"""

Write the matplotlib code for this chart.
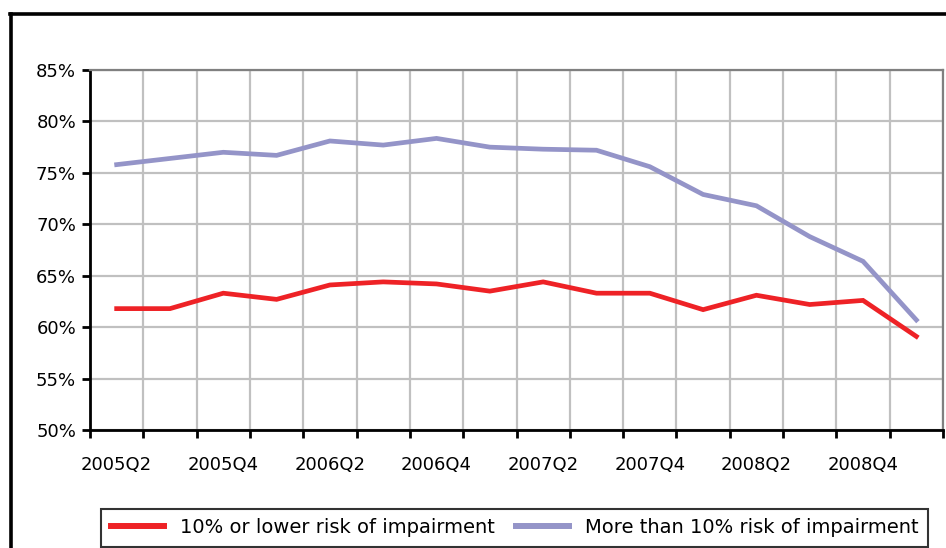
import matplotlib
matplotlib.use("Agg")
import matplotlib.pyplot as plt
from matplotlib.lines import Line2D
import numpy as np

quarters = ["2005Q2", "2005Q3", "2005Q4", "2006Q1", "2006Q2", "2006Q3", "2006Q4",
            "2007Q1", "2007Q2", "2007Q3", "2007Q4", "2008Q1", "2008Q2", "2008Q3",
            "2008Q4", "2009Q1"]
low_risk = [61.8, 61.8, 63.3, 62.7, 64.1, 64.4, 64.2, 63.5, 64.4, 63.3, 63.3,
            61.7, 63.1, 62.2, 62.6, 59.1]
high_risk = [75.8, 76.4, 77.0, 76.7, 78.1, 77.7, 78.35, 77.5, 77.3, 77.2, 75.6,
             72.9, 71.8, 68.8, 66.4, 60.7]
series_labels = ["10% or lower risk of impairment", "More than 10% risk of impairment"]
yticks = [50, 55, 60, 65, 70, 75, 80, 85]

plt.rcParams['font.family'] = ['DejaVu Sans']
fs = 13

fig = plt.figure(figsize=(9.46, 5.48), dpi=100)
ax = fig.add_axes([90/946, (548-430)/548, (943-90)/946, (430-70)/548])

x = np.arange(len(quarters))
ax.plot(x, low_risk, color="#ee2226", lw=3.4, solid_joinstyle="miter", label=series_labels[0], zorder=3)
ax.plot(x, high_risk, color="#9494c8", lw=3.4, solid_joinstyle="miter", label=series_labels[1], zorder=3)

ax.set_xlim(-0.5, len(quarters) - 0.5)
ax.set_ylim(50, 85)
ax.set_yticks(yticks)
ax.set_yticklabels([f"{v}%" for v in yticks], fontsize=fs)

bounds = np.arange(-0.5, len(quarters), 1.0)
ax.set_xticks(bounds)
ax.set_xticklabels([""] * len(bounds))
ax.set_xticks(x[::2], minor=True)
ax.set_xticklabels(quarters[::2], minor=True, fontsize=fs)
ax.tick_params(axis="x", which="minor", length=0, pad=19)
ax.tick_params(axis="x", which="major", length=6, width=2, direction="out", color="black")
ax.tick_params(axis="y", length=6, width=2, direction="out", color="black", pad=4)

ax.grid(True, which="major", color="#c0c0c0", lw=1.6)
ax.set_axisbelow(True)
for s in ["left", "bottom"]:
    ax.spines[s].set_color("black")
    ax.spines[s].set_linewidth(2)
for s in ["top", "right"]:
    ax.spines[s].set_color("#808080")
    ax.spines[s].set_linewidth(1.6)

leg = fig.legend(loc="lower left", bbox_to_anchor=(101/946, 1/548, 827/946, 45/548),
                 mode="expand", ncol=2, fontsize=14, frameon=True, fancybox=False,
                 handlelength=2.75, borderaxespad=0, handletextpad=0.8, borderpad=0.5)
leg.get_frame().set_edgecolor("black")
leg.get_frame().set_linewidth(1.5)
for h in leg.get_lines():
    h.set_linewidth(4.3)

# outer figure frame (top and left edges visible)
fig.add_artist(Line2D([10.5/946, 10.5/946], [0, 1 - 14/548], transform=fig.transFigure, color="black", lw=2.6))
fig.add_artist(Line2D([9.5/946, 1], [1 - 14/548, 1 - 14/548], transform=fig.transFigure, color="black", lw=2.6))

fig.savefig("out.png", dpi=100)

"""

— WRITTEN INSTRUCTION —
Omit the pictures, then output the rest of the listing exactly.

— IN RESPONSE —
Write the matplotlib code for this chart.
import matplotlib
matplotlib.use("Agg")
import matplotlib.pyplot as plt
from matplotlib.lines import Line2D
import numpy as np

quarters = ["2005Q2", "2005Q3", "2005Q4", "2006Q1", "2006Q2", "2006Q3", "2006Q4",
            "2007Q1", "2007Q2", "2007Q3", "2007Q4", "2008Q1", "2008Q2", "2008Q3",
            "2008Q4", "2009Q1"]
low_risk = [61.8, 61.8, 63.3, 62.7, 64.1, 64.4, 64.2, 63.5, 64.4, 63.3, 63.3,
            61.7, 63.1, 62.2, 62.6, 59.1]
high_risk = [75.8, 76.4, 77.0, 76.7, 78.1, 77.7, 78.35, 77.5, 77.3, 77.2, 75.6,
             72.9, 71.8, 68.8, 66.4, 60.7]
series_labels = ["10% or lower risk of impairment", "More than 10% risk of impairment"]
yticks = [50, 55, 60, 65, 70, 75, 80, 85]

plt.rcParams['font.family'] = ['DejaVu Sans']
fs = 13

fig = plt.figure(figsize=(9.46, 5.48), dpi=100)
ax = fig.add_axes([90/946, (548-430)/548, (943-90)/946, (430-70)/548])

x = np.arange(len(quarters))
ax.plot(x, low_risk, color="#ee2226", lw=3.4, solid_joinstyle="miter", label=series_labels[0], zorder=3)
ax.plot(x, high_risk, color="#9494c8", lw=3.4, solid_joinstyle="miter", label=series_labels[1], zorder=3)

ax.set_xlim(-0.5, len(quarters) - 0.5)
ax.set_ylim(50, 85)
ax.set_yticks(yticks)
ax.set_yticklabels([f"{v}%" for v in yticks], fontsize=fs)

bounds = np.arange(-0.5, len(quarters), 1.0)
ax.set_xticks(bounds)
ax.set_xticklabels([""] * len(bounds))
ax.set_xticks(x[::2], minor=True)
ax.set_xticklabels(quarters[::2], minor=True, fontsize=fs)
ax.tick_params(axis="x", which="minor", length=0, pad=19)
ax.tick_params(axis="x", which="major", length=6, width=2, direction="out", color="black")
ax.tick_params(axis="y", length=6, width=2, direction="out", color="black", pad=4)

ax.grid(True, which="major", color="#c0c0c0", lw=1.6)
ax.set_axisbelow(True)
for s in ["left", "bottom"]:
    ax.spines[s].set_color("black")
    ax.spines[s].set_linewidth(2)
for s in ["top", "right"]:
    ax.spines[s].set_color("#808080")
    ax.spines[s].set_linewidth(1.6)

leg = fig.legend(loc="lower left", bbox_to_anchor=(101/946, 1/548, 827/946, 45/548),
                 mode="expand", ncol=2, fontsize=14, frameon=True, fancybox=False,
                 handlelength=2.75, borderaxespad=0, handletextpad=0.8, borderpad=0.5)
leg.get_frame().set_edgecolor("black")
leg.get_frame().set_linewidth(1.5)
for h in leg.get_lines():
    h.set_linewidth(4.3)

# outer figure frame (top and left edges visible)
fig.add_artist(Line2D([10.5/946, 10.5/946], [0, 1 - 14/548], transform=fig.transFigure, color="black", lw=2.6))
fig.add_artist(Line2D([9.5/946, 1], [1 - 14/548, 1 - 14/548], transform=fig.transFigure, color="black", lw=2.6))

fig.savefig("out.png", dpi=100)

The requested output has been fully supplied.